_Short problem:_ Extract the lines of the material below, beginning with the first and ending with the line that holds "24.552, 24.564, 24.576, 24.588, 24.600]". Skip every picture.
----------------------------------------
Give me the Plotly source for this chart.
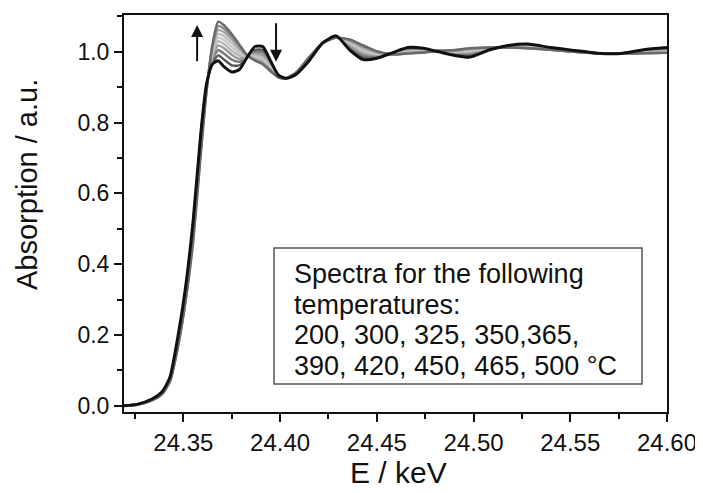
import plotly.graph_objects as go

energy_keV = [24.318, 24.326, 24.334, 24.339, 24.343, 24.347, 24.351, 24.355,
              24.359, 24.362, 24.365, 24.368, 24.371, 24.375, 24.379, 24.383,
              24.387, 24.391, 24.395, 24.399, 24.403, 24.408,
              24.415, 24.422, 24.429, 24.436, 24.443, 24.450, 24.458, 24.466,
              24.474, 24.482, 24.490, 24.498, 24.508, 24.518, 24.528, 24.540,
              24.552, 24.564, 24.576, 24.588, 24.600]

abs_200 = [0.000, 0.004, 0.020, 0.040, 0.080, 0.190, 0.330, 0.520,
           0.770, 0.910, 0.965, 0.975, 0.958, 0.943, 0.950, 0.985, 1.015, 1.015, 0.975, 0.935, 0.925, 0.935,
           0.975, 1.025, 1.045, 1.005, 0.978, 0.982, 0.997, 1.012, 1.010, 1.000, 0.990, 0.985, 1.005, 1.018, 1.022, 1.012, 1.004, 0.996, 0.995, 1.006, 1.012]
abs_300 = [0.000, 0.004, 0.019, 0.038, 0.077, 0.180, 0.320, 0.510,
           0.765, 0.905, 0.970, 0.990, 0.978, 0.962, 0.962, 0.985, 1.005, 1.005, 0.972, 0.935, 0.925, 0.936,
           0.977, 1.025, 1.044, 1.010, 0.985, 0.985, 0.996, 1.008, 1.007, 1.001, 0.994, 0.990, 1.006, 1.016, 1.019, 1.011, 1.003, 0.996, 0.995, 1.003, 1.008]
abs_325 = [0.000, 0.004, 0.019, 0.037, 0.075, 0.178, 0.315, 0.500,
           0.760, 0.905, 0.978, 1.005, 0.995, 0.978, 0.972, 0.985, 1.000, 0.998, 0.968, 0.934, 0.925, 0.937,
           0.978, 1.025, 1.043, 1.014, 0.990, 0.988, 0.995, 1.005, 1.005, 1.001, 0.996, 0.995, 1.007, 1.015, 1.017, 1.010, 1.002, 0.996, 0.995, 1.001, 1.005]
abs_350 = [0.000, 0.004, 0.018, 0.036, 0.074, 0.175, 0.310, 0.495,
           0.755, 0.900, 0.985, 1.018, 1.010, 0.992, 0.980, 0.988, 0.995, 0.990, 0.963, 0.933, 0.925, 0.937,
           0.979, 1.025, 1.042, 1.018, 0.995, 0.991, 0.994, 1.003, 1.003, 1.002, 0.998, 0.998, 1.008, 1.014, 1.015, 1.009, 1.002, 0.996, 0.995, 1.000, 1.003]
abs_365 = [0.000, 0.003, 0.018, 0.035, 0.073, 0.172, 0.305, 0.490,
           0.750, 0.900, 0.992, 1.030, 1.022, 1.003, 0.988, 0.988, 0.990, 0.984, 0.958, 0.932, 0.925, 0.938,
           0.980, 1.025, 1.042, 1.022, 1.000, 0.993, 0.994, 1.001, 1.002, 1.002, 1.000, 1.001, 1.009, 1.013, 1.014, 1.008, 1.001, 0.996, 0.995, 0.999, 1.001]
abs_390 = [0.000, 0.003, 0.017, 0.035, 0.072, 0.170, 0.300, 0.485,
           0.745, 0.898, 0.998, 1.040, 1.033, 1.014, 0.995, 0.988, 0.986, 0.978, 0.955, 0.931, 0.925, 0.938,
           0.981, 1.025, 1.041, 1.025, 1.004, 0.995, 0.993, 0.999, 1.001, 1.002, 1.001, 1.004, 1.010, 1.013, 1.013, 1.008, 1.001, 0.996, 0.995, 0.998, 1.000]
abs_420 = [0.000, 0.003, 0.017, 0.034, 0.071, 0.167, 0.298, 0.480,
           0.740, 0.896, 1.004, 1.050, 1.044, 1.025, 1.003, 0.989, 0.982, 0.974, 0.952, 0.930, 0.925, 0.939,
           0.982, 1.025, 1.041, 1.028, 1.008, 0.997, 0.993, 0.998, 1.000, 1.003, 1.002, 1.006, 1.011, 1.012, 1.012, 1.007, 1.000, 0.996, 0.995, 0.997, 0.999]
abs_450 = [0.000, 0.003, 0.016, 0.034, 0.070, 0.165, 0.295, 0.475,
           0.735, 0.894, 1.010, 1.062, 1.055, 1.035, 1.010, 0.990, 0.979, 0.970, 0.949, 0.929, 0.925, 0.939,
           0.983, 1.025, 1.040, 1.031, 1.012, 0.999, 0.992, 0.997, 0.999, 1.003, 1.003, 1.008, 1.011, 1.012, 1.011, 1.007, 1.000, 0.996, 0.995, 0.997, 0.998]
abs_465 = [0.000, 0.003, 0.016, 0.033, 0.069, 0.162, 0.292, 0.470,
           0.720, 0.892, 1.015, 1.073, 1.065, 1.043, 1.015, 0.990, 0.977, 0.967, 0.947, 0.928, 0.925, 0.940,
           0.984, 1.025, 1.040, 1.033, 1.015, 1.000, 0.992, 0.996, 0.998, 1.003, 1.004, 1.009, 1.012, 1.012, 1.010, 1.006, 1.000, 0.996, 0.995, 0.996, 0.997]
abs_500 = [0.000, 0.003, 0.016, 0.033, 0.068, 0.160, 0.290, 0.460,
           0.710, 0.890, 1.020, 1.085, 1.075, 1.050, 1.020, 0.990, 0.975, 0.965, 0.945, 0.928, 0.925, 0.940,
           0.985, 1.025, 1.040, 1.035, 1.018, 1.002, 0.993, 0.995, 0.998, 1.003, 1.005, 1.010, 1.012, 1.012, 1.010, 1.006, 1.000, 0.996, 0.995, 0.996, 0.997]

gray_series = [(300, abs_300, "#555555"), (325, abs_325, "#7a7a7a"),
               (350, abs_350, "#9a9a9a"), (365, abs_365, "#b5b5b5"),
               (390, abs_390, "#c8c8c8"), (420, abs_420, "#bdbdbd"),
               (450, abs_450, "#a5a5a5"), (465, abs_465, "#8a8a8a"),
               (500, abs_500, "#6a6a6a")]

legend_lines = ["Spectra for the following",
                "temperatures:",
                "200, 300, 325, 350,365,",
                "390, 420, 450, 465, 500 °C"]

fig = go.Figure()
for t, vals, col in gray_series:
    fig.add_trace(go.Scatter(x=energy_keV, y=vals, mode="lines", name=f"{t} °C",
                             line=dict(color=col, width=2.4, shape="spline", smoothing=0.6)))
fig.add_trace(go.Scatter(x=energy_keV, y=abs_200, mode="lines", name="200 °C",
                         line=dict(color="#111111", width=3, shape="spline", smoothing=0.6)))

font = "Liberation Sans, Arial, sans-serif"
OFF = 8  # page body margin offset
W, H = 703 - OFF, 493 - OFF
L, T = 124 - OFF, 15 - OFF
R, B = 36, 81
pw, ph = W - L - R, H - T - B

def px(xp):
    return (xp - OFF - L) / pw

def py(yp):
    return (H - B - (yp - OFF)) / ph

fig.update_layout(
    width=W, height=H,
    margin=dict(l=L, r=R, t=T, b=B),
    paper_bgcolor="white", plot_bgcolor="white",
    showlegend=False,
    font=dict(family=font, color="#111111"),
    xaxis=dict(range=[24.3193, 24.60], tick0=24.35, dtick=0.05, tickformat=".2f",
               ticks="outside", ticklen=8, tickwidth=1.5, tickcolor="#111",
               showline=True, linecolor="#111", linewidth=2, mirror=True,
               showgrid=False, zeroline=False, automargin=False,
               minor=dict(dtick=0.025, ticks="outside", ticklen=5, tickwidth=1.5, tickcolor="#111"),
               tickfont=dict(size=24, family=font, color="#111")),
    yaxis=dict(range=[-0.0175, 1.104], tick0=0, dtick=0.2, tickformat=".1f",
               ticks="outside", ticklen=8, tickwidth=1.5, tickcolor="#111",
               showline=True, linecolor="#111", linewidth=2, mirror=True,
               showgrid=False, zeroline=False, automargin=False,
               minor=dict(dtick=0.1, ticks="outside", ticklen=5, tickwidth=1.5, tickcolor="#111"),
               tickfont=dict(size=23, family=font, color="#111")),
)

# axis titles
fig.add_annotation(xref="paper", yref="paper", x=px(398), y=py(472),
                   xanchor="center", yanchor="middle", showarrow=False,
                   text="E / keV", font=dict(size=30, family=font, color="#111"))
fig.add_annotation(xref="paper", yref="paper", x=px(27), y=py(185),
                   xanchor="center", yanchor="middle", showarrow=False, textangle=-90,
                   text="Absorption / a.u.", font=dict(size=29, family=font, color="#111"))

# text box
fig.add_shape(type="rect", xref="paper", yref="paper",
              x0=px(274), x1=px(642), y0=py(384), y1=py(248),
              line=dict(color="#555555", width=1.5), fillcolor="white")
for i, line in enumerate(legend_lines):
    fig.add_annotation(xref="paper", yref="paper", x=px(292), y=py(274 + 30.5 * i),
                       xanchor="left", yanchor="middle", align="left",
                       text=line, showarrow=False,
                       font=dict(size=27, family=font, color="#111111"))

# arrows
fig.add_annotation(x=24.3571, y=1.076, ax=24.3571, ay=0.969, xref="x", yref="y",
                   axref="x", ayref="y", text="", showarrow=True,
                   arrowhead=2, arrowsize=1.2, arrowwidth=2, arrowcolor="#111")
fig.add_annotation(x=24.3979, y=0.972, ax=24.3979, ay=1.085, xref="x", yref="y",
                   axref="x", ayref="y", text="", showarrow=True,
                   arrowhead=2, arrowsize=1.2, arrowwidth=2, arrowcolor="#111")

fig.write_html("out.html")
----------------------------------------
_Output below:_
Give me the Plotly source for this chart.
import plotly.graph_objects as go

energy_keV = [24.318, 24.326, 24.334, 24.339, 24.343, 24.347, 24.351, 24.355,
              24.359, 24.362, 24.365, 24.368, 24.371, 24.375, 24.379, 24.383,
              24.387, 24.391, 24.395, 24.399, 24.403, 24.408,
              24.415, 24.422, 24.429, 24.436, 24.443, 24.450, 24.458, 24.466,
              24.474, 24.482, 24.490, 24.498, 24.508, 24.518, 24.528, 24.540,
              24.552, 24.564, 24.576, 24.588, 24.600]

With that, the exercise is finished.